More than a week after two ethnic Chechen men allegedly detonated two deadly bombs near the finish line of the Boston Marathon, a House panel plans to examine Islamist radicalism in Chechnya.
The House Foreign Affairs subcommittee on Terrorism, Nonproliferation, and Trade, and the subcommittee on Europe, Eurasia, and Emerging Threats have scheduled a joint hearing on Friday to explore whether the separatist movement in Chechnya—a republic in southwestern Russia—poses a threat to the United States.
At the panel—titled, "Islamist Extremism in Chechnya: A Threat to the U.S. Homeland?"—lawmakers will hear testimony from two experts on the region's politics: professor Paul Globe of the Institute of World Politics and Craig Douglas Albert, assistant professor of political science at Georgia Regents University Augusta.
For many years, ethnic Chechen rebels have tried to assert control of the area, at times using terrorist tactics to fight against the Russian government.
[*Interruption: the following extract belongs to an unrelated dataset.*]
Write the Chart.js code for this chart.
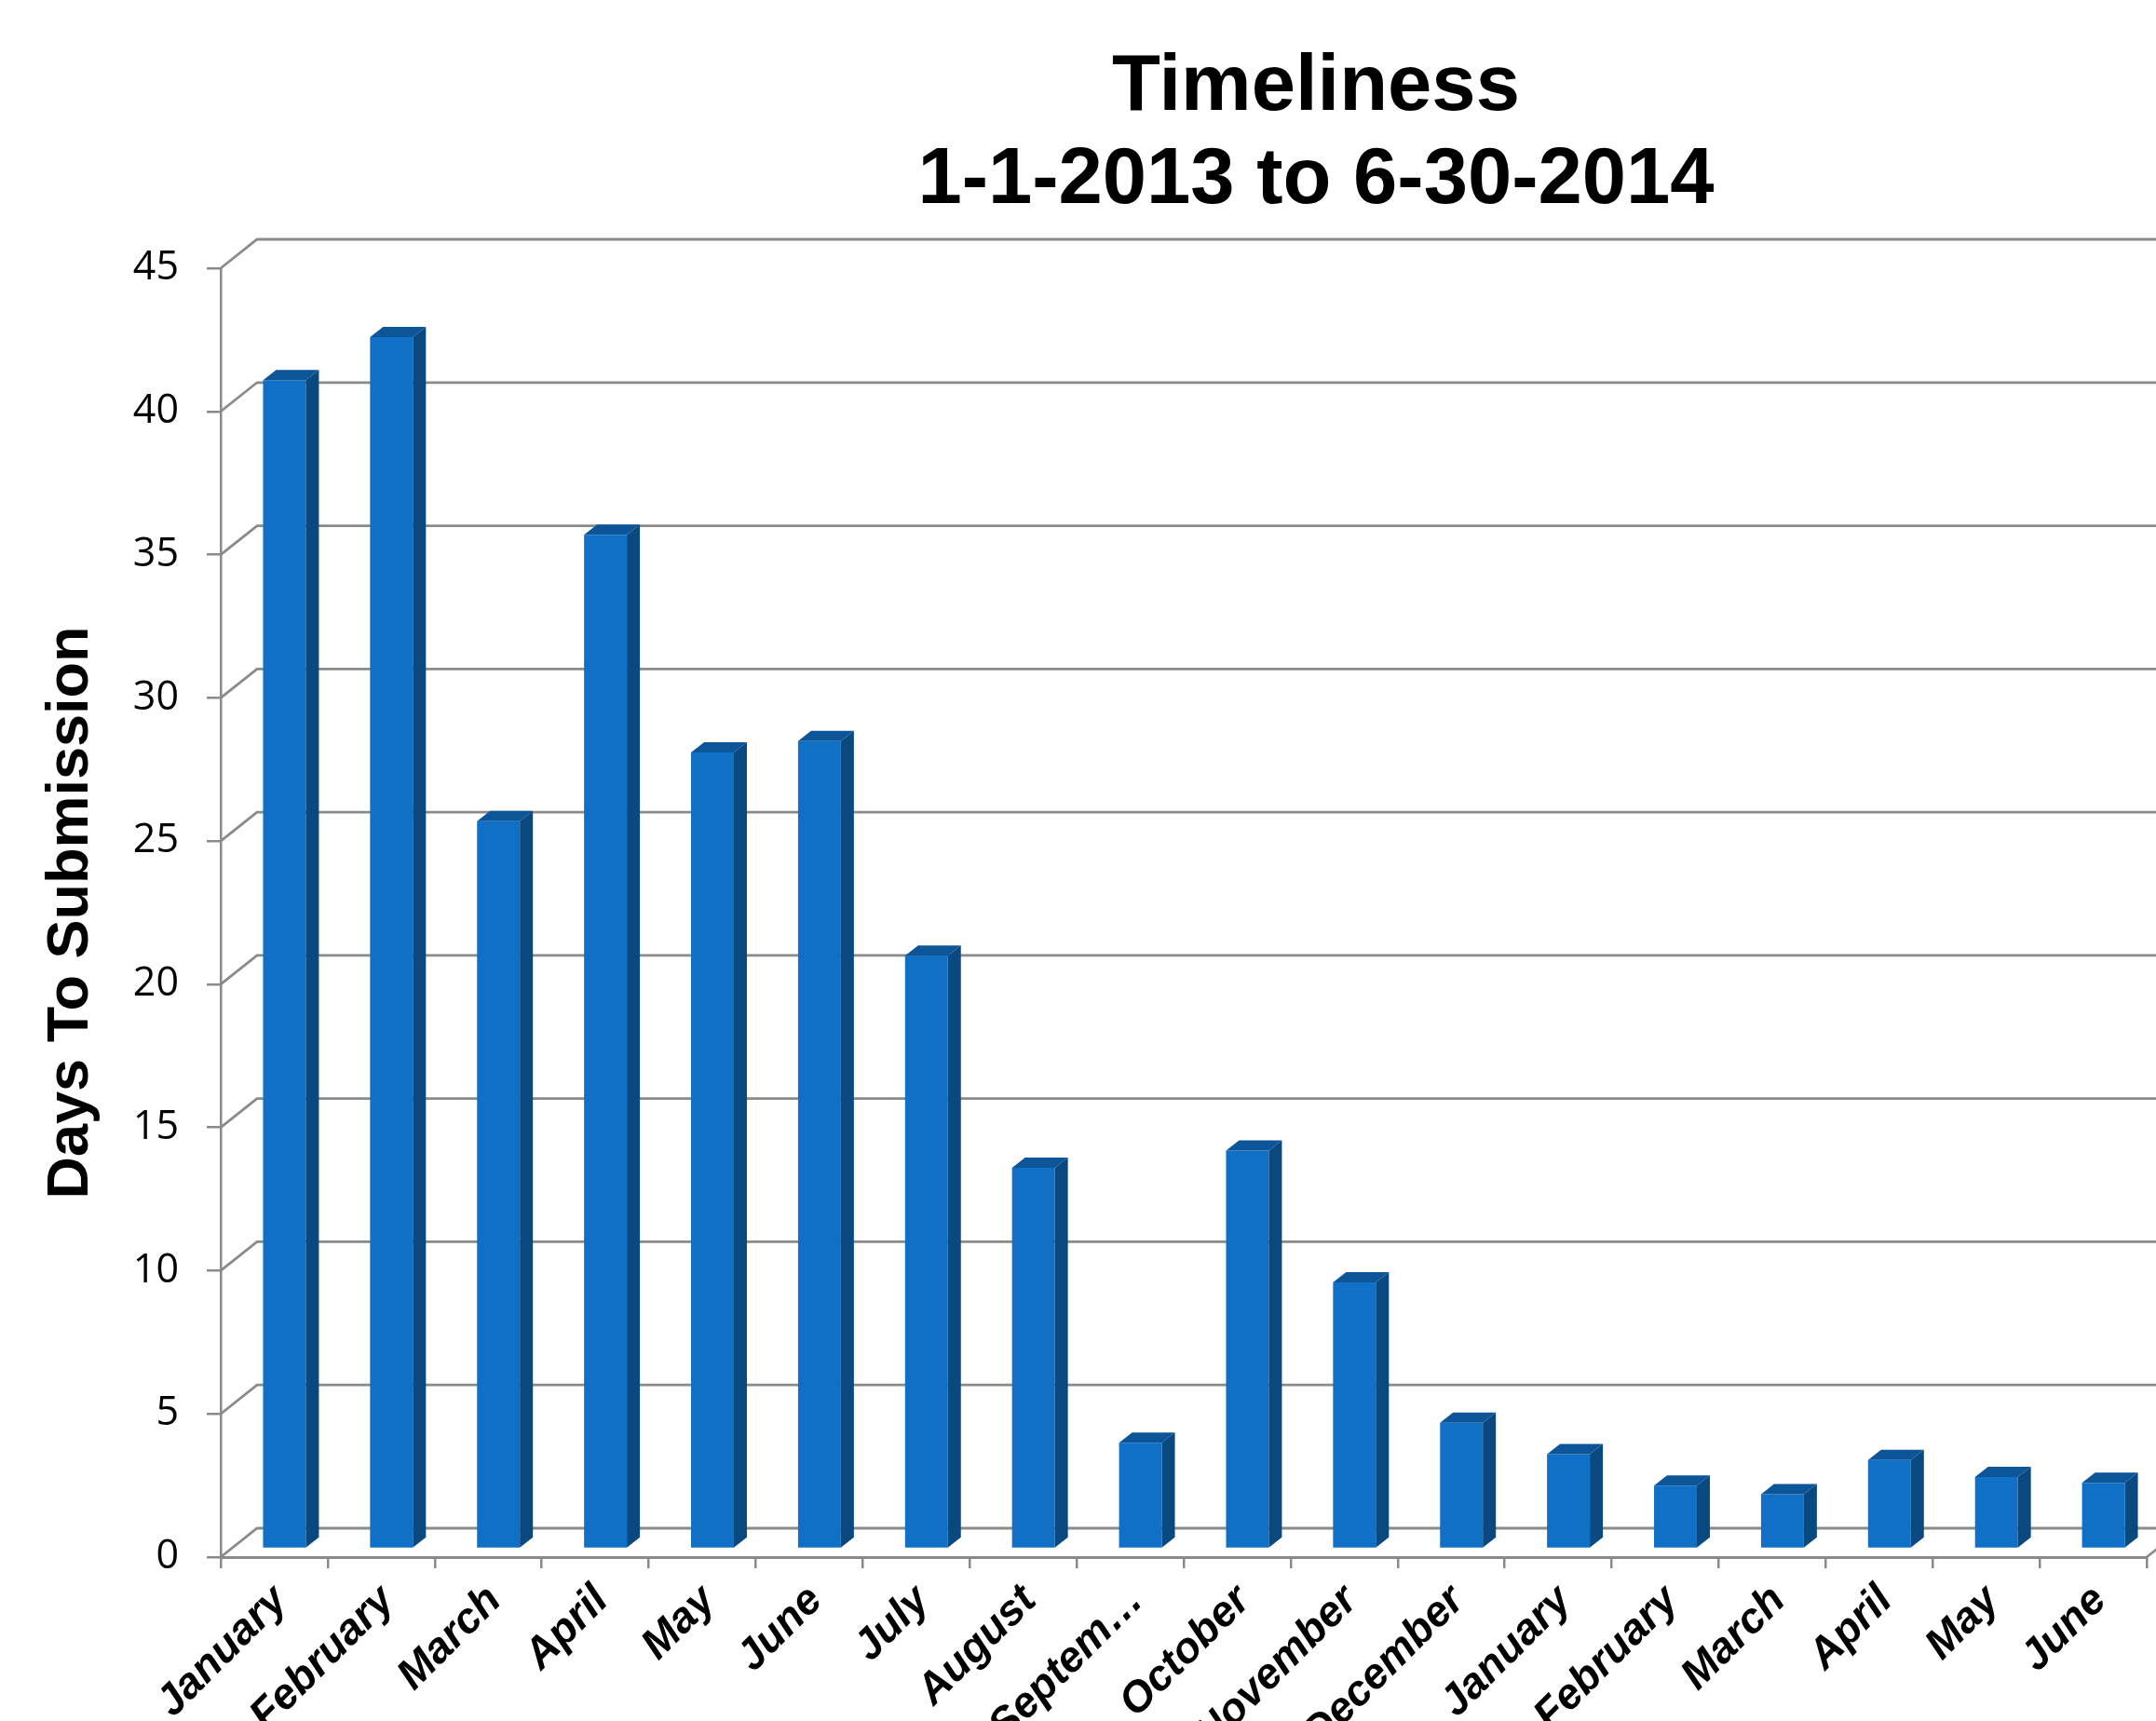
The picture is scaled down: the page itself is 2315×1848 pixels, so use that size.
<!DOCTYPE html>
<html>
<head>
<meta charset="utf-8">
<title>Timeliness</title>
<script src="https://cdn.jsdelivr.net/npm/chart.js@4.4.1/dist/chart.umd.min.js"></script>
<style>
  html, body { margin: 0; padding: 0; overflow: hidden; background: #fff; }
  canvas { display: block; }
</style>
</head>
<body>
<canvas id="timeliness" width="2826" height="1848"></canvas>
<script>
var months = ['January', 'February', 'March', 'April', 'May', 'June', 'July', 'August', 'Septem…',
              'October', 'November', 'December', 'January', 'February', 'March', 'April', 'May', 'June'];
var days = [40.8, 42.3, 25.4, 35.4, 27.8, 28.2, 20.7, 13.3, 3.7, 13.9, 9.3, 4.4, 3.3, 2.2, 1.9, 3.1, 2.5, 2.3];
var titleLines = ['Timeliness', '1-1-2013 to 6-30-2014'];
var yTitle = 'Days To Submission';
var yTicks = { min: 0, max: 45, step: 5 };

// fake 3d: back wall offset and column depth
var wallDx = 39, wallDy = -31;
var barShiftX = 11, barShiftY = -9;
var barDepthX = 14, barDepthY = -11;
var gridColor = '#8a8a8a';
var frontColor = '#1070c6';
var sideColor = '#0a4880';
var topColor = '#0b5598';

var box3d = {
  id: 'box3d',
  beforeDatasetsDraw: function (chart) {
    var ctx = chart.ctx, area = chart.chartArea, y = chart.scales.y;
    ctx.save();
    ctx.strokeStyle = gridColor;
    ctx.lineWidth = 2.8;
    // wall gridlines, with the slanted piece on the left wall
    y.ticks.forEach(function (t) {
      var py = y.getPixelForValue(t.value);
      ctx.beginPath();
      ctx.moveTo(area.left, py);
      ctx.lineTo(area.left + wallDx, py + wallDy);
      ctx.lineTo(area.right + wallDx + 200, py + wallDy);
      ctx.stroke();
    });
    // right edge of the floor
    ctx.beginPath();
    ctx.moveTo(area.right, area.bottom);
    ctx.lineTo(area.right + wallDx, area.bottom + wallDy);
    ctx.stroke();
    ctx.restore();

    // columns sit a little behind the front plane
    ctx.save();
    ctx.translate(barShiftX, barShiftY);
  },
  afterDatasetsDraw: function (chart) {
    var ctx = chart.ctx;
    chart.getDatasetMeta(0).data.forEach(function (bar) {
      var p = bar.getProps(['x', 'y', 'base', 'width'], true);
      var l = p.x - p.width / 2, r = p.x + p.width / 2;
      ctx.fillStyle = topColor;
      ctx.beginPath();
      ctx.moveTo(l, p.y);
      ctx.lineTo(l + barDepthX, p.y + barDepthY);
      ctx.lineTo(r + barDepthX, p.y + barDepthY);
      ctx.lineTo(r, p.y);
      ctx.closePath();
      ctx.fill();
      ctx.fillStyle = sideColor;
      ctx.beginPath();
      ctx.moveTo(r, p.y);
      ctx.lineTo(r + barDepthX, p.y + barDepthY);
      ctx.lineTo(r + barDepthX, p.base + barDepthY);
      ctx.lineTo(r, p.base);
      ctx.closePath();
      ctx.fill();
    });
    ctx.restore();
  }
};

Chart.defaults.font.family = '"Liberation Sans", Arial, sans-serif';
Chart.defaults.color = '#000';

new Chart(document.getElementById('timeliness').getContext('2d'), {
  type: 'bar',
  data: {
    labels: months,
    datasets: [{
      data: days,
      backgroundColor: frontColor,
      borderWidth: 0,
      barPercentage: 0.4,
      categoryPercentage: 1.0
    }]
  },
  options: {
    responsive: false,
    animation: false,
    layout: { padding: 0 },
    plugins: {
      legend: { display: false },
      tooltip: { enabled: false },
      title: {
        display: true,
        text: titleLines,
        color: '#000',
        font: { size: 85, weight: 'bold', lineHeight: 100 / 85 },
        padding: { top: 45, bottom: 43 }
      }
    },
    scales: {
      x: {
        ticks: {
          autoSkip: false,
          minRotation: 45,
          maxRotation: 45,
          padding: 8,
          labelOffset: 7,
          font: { size: 46, weight: 'bold', style: 'italic' }
        },
        grid: { offset: true, drawOnChartArea: false, tickLength: 12, color: gridColor, lineWidth: 2.5 },
        border: { display: true, color: gridColor, width: 3 },
        afterFit: function (s) { s.height = 176; }
      },
      y: {
        min: yTicks.min,
        max: yTicks.max,
        ticks: {
          stepSize: yTicks.step,
          padding: 30,
          font: { family: '"Open Sans", sans-serif', size: 43 }
        },
        grid: { drawOnChartArea: false, tickLength: 15, color: gridColor, lineWidth: 2.5 },
        border: { display: true, color: gridColor, width: 2.5 },
        title: {
          display: true,
          text: yTitle,
          color: '#000',
          font: { size: 63, weight: 'bold' },
          padding: { top: 39, bottom: 0 }
        },
        afterFit: function (s) { s.width = 237; }
      },
      // empty right-hand axis, only reserves room past the floor edge
      yRight: {
        position: 'right',
        min: yTicks.min,
        max: yTicks.max,
        ticks: { display: false },
        grid: { display: false },
        border: { display: false },
        afterFit: function (s) { s.width = 521; }
      }
    }
  },
  plugins: [box3d]
});
</script>
</body>
</html>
Early reports suggest that Dzhokhar Tsarnaev, who is suspected of planting the bombs with his older brother, Tamerlan Tsarnaev—killed last week after a shootout with police—did not have ties to the Chechen separatist movement. Both brothers were born in Kyrgyzstan. Dzhokhar was a naturalized U.S. citizen, while Tamerlan's citizenship application was still pending at the time of his death.